Apple patents digital trading techniques
Sell-on your books and films and games and software, make a bob or two.
Trading digital content and keeping everyone happy: the next-generation problem to solve. And it seems like Apple's already started trying. A patent published today but filed last summer - Managing Access to Digital Content Items - has a bunch of bright ideas about how trading and even loaning digital content could work.
Incidentally this isn't just for trading books or games or music or apps, it's also for sharing digital content between devices you own. There's even a technique for allowing content to be shared by proximity to a host device.
"This may be useful in games that can only be played with or nearby the original owner or in an educational setting where students can only, for example, watch a movie in the presence of a school teacher (who may be the original owner)," the patent, spotted by Apple Insider (via GamesIndustry International) pointed out.
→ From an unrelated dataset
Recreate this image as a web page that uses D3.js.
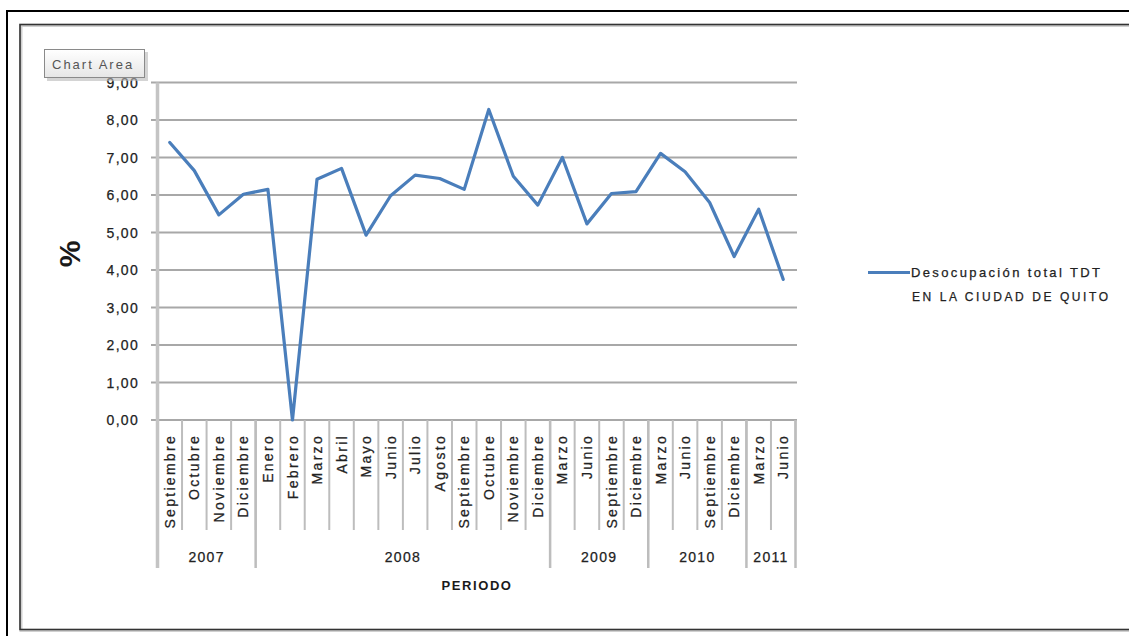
<!DOCTYPE html>
<html>
<head>
<meta charset="utf-8">
<script src="https://cdn.jsdelivr.net/npm/d3@7"></script>
<style>
  html, body { margin: 0; padding: 0; background: #ffffff; }
  svg { display: block; }
  text { font-family: "Liberation Sans", Arial, sans-serif; }
</style>
</head>
<body>
<script>
// Desocupación total (TDT) en la ciudad de Quito, 2007–2011
const months = ["Septiembre","Octubre","Noviembre","Diciembre",
  "Enero","Febrero","Marzo","Abril","Mayo","Junio","Julio","Agosto","Septiembre","Octubre","Noviembre","Diciembre",
  "Marzo","Junio","Septiembre","Diciembre",
  "Marzo","Junio","Septiembre","Diciembre",
  "Marzo","Junio"];
const years = ["2007","2008","2009","2010","2011"];
const yearCounts = [4, 12, 4, 4, 2];
const values = [7.40, 6.65, 5.47, 6.02, 6.15, 0.00, 6.42, 6.71, 4.93, 5.98, 6.53, 6.44, 6.15, 8.28, 6.50, 5.73,
  7.00, 5.23, 6.04, 6.09, 7.11, 6.62, 5.80, 4.36, 5.62, 3.75];
const yTicks = [0, 1, 2, 3, 4, 5, 6, 7, 8, 9];
const seriesName = ["Desocupación total TDT", "EN LA CIUDAD DE QUITO"];

const W = 1129, H = 636;
const svg = d3.select("body").append("svg").attr("width", W).attr("height", H);

// Frames
svg.append("rect").attr("x", 7).attr("y", 11).attr("width", W + 20).attr("height", H + 20)
  .attr("fill", "none").attr("stroke", "#000").attr("stroke-width", 2);
svg.append("rect").attr("x", 21).attr("y", 25.5).attr("width", W + 20).attr("height", 605)
  .attr("fill", "none").attr("stroke", "#d0d0d0").attr("stroke-width", 3);
svg.append("rect").attr("x", 20).attr("y", 24.5).attr("width", W + 20).attr("height", 605)
  .attr("fill", "none").attr("stroke", "#333").attr("stroke-width", 1.6);

const x = d3.scaleBand().domain(d3.range(months.length)).range([157.5, 795.5]).padding(0);
const y = d3.scaleLinear().domain([0, 9]).range([420, 82.5]);
const fmt = v => d3.format(".2f")(v).replace(".", ",");
const x0 = x.range()[0], step = x.step();

// Horizontal gridlines with outer ticks
svg.append("g").selectAll("line").data(yTicks).join("line")
  .attr("x1", 151).attr("x2", 797)
  .attr("y1", d => y(d)).attr("y2", d => y(d))
  .attr("stroke", "#a8a8a8").attr("stroke-width", 2);

// Value axis labels
svg.append("g").selectAll("text").data(yTicks).join("text")
  .attr("x", 139).attr("y", d => y(d)).attr("dy", "0.36em")
  .attr("text-anchor", "end").attr("font-size", 14).attr("letter-spacing", 1.3)
  .attr("fill", "#222").attr("stroke", "#222").attr("stroke-width", 0.25).text(fmt);

// Vertical axis line
svg.append("line").attr("x1", 157.5).attr("x2", 157.5).attr("y1", y(9)).attr("y2", 568)
  .attr("stroke", "#c4c4c4").attr("stroke-width", 3.5);

// Month separators
const bounds = d3.range(1, months.length + 1).map(i => x0 + i * step);
svg.append("g").selectAll("line").data(bounds).join("line")
  .attr("x1", d => d).attr("x2", d => d).attr("y1", 420).attr("y2", 530)
  .attr("stroke", "#bdbdbd").attr("stroke-width", 2);

// Year separators
const yearEnds = Array.from(d3.cumsum(yearCounts));
svg.append("g").selectAll("line").data(yearEnds).join("line")
  .attr("x1", d => x0 + d * step).attr("x2", d => x0 + d * step)
  .attr("y1", 420).attr("y2", 568)
  .attr("stroke", "#bdbdbd").attr("stroke-width", 2.5);

// Month labels (rotated)
svg.append("g").selectAll("text").data(months).join("text")
  .attr("transform", (d, i) => `translate(${x(i) + x.bandwidth() / 2},434) rotate(-90)`)
  .attr("dy", "0.36em").attr("text-anchor", "end")
  .attr("font-size", 14).attr("letter-spacing", 2.3)
  .attr("fill", "#222").attr("stroke", "#222").attr("stroke-width", 0.25)
  .text(d => d);

// Year labels
const yearStartIdx = [0].concat(yearEnds.slice(0, -1));
svg.append("g").selectAll("text").data(years).join("text")
  .attr("x", (d, i) => x0 + (yearStartIdx[i] + yearCounts[i] / 2) * step)
  .attr("y", 557).attr("dy", "0.36em").attr("text-anchor", "middle")
  .attr("font-size", 14).attr("letter-spacing", 1.3)
  .attr("fill", "#222").attr("stroke", "#222").attr("stroke-width", 0.25)
  .text(d => d);

// Axis titles
svg.append("text").attr("x", 477).attr("y", 585).attr("dy", "0.36em").attr("text-anchor", "middle")
  .attr("font-size", 13).attr("font-weight", "bold").attr("letter-spacing", 1.6).attr("fill", "#1a1a1a")
  .text("PERIODO");
svg.append("text").attr("transform", "translate(69,254) rotate(-90)").attr("dy", "0.36em")
  .attr("text-anchor", "middle").attr("font-size", 30).attr("font-weight", "bold").attr("fill", "#1a1a1a")
  .text("%");

// Series line
const line = d3.line().x((d, i) => x(i) + x.bandwidth() / 2).y(d => y(d));
svg.append("path").datum(values).attr("d", line)
  .attr("fill", "none").attr("stroke", "#4a7ebb").attr("stroke-width", 3.2)
  .attr("stroke-linejoin", "round").attr("stroke-linecap", "round");

// Legend
svg.append("line").attr("x1", 868).attr("x2", 910).attr("y1", 272.5).attr("y2", 272.5)
  .attr("stroke", "#4a7ebb").attr("stroke-width", 3);
svg.append("text").attr("x", 911).attr("y", 272.5).attr("dy", "0.36em")
  .attr("font-size", 13).attr("textLength", 189).attr("lengthAdjust", "spacing")
  .attr("fill", "#222").attr("stroke", "#222").attr("stroke-width", 0.25)
  .text(seriesName[0]);
svg.append("text").attr("x", 912).attr("y", 297).attr("dy", "0.36em")
  .attr("font-size", 12).attr("textLength", 196).attr("lengthAdjust", "spacing")
  .attr("fill", "#222").attr("stroke", "#222").attr("stroke-width", 0.25)
  .text(seriesName[1]);

// Element tooltip in the top-left corner
const defs = svg.append("defs");
const grad = defs.append("linearGradient").attr("id", "tip").attr("x1", 0).attr("y1", 0).attr("x2", 0).attr("y2", 1);
grad.append("stop").attr("offset", "0%").attr("stop-color", "#ffffff");
grad.append("stop").attr("offset", "100%").attr("stop-color", "#e6e6e6");
svg.append("rect").attr("x", 47).attr("y", 52).attr("width", 101).attr("height", 29)
  .attr("fill", "#b8b8b8").attr("opacity", 0.6);
svg.append("rect").attr("x", 44.5).attr("y", 49.5).attr("width", 100).attr("height", 28)
  .attr("fill", "url(#tip)").attr("stroke", "#8a8a8a").attr("stroke-width", 1);
svg.append("text").attr("x", 52).attr("y", 64).attr("dy", "0.36em")
  .attr("font-size", 13).attr("letter-spacing", 2).attr("fill", "#555")
  .text("Chart Area");
</script>
</body>
</html>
Broadly, the idea is that when someone wants to buy or sell (or loan) a piece of content, the store it was originally bought from is notified. The store checks whether one or more criteria are met - this could be price, the length of time after it was first purchased, or whether or not it's allowed to be resold (or loaned) at all - and then authorises the deal.
When that sale (or loan) is authorised, ownership of the content passes from the seller to the buyer - in other words the DRM changes hands. If it's sold, the seller is no longer able to access that book or game or music or software. If it's loaned, ownership eventually returns to the loaner. Loaner - ha!
Crucially, there's potential within that process for the makers of the content to get a cut of its re-sale price.
Interesting other tidbits include digital books increasing in value as owners annotate them with their thoughts and ideas. The patent also discussed selling only bits of content: bits of games (demos), bits of books, bits of movies (the extras).
Whether techniques like these will ever materialise is another question. But if they do, does being able to sell-on digital content on mean new-sale prices could rise on the App Store?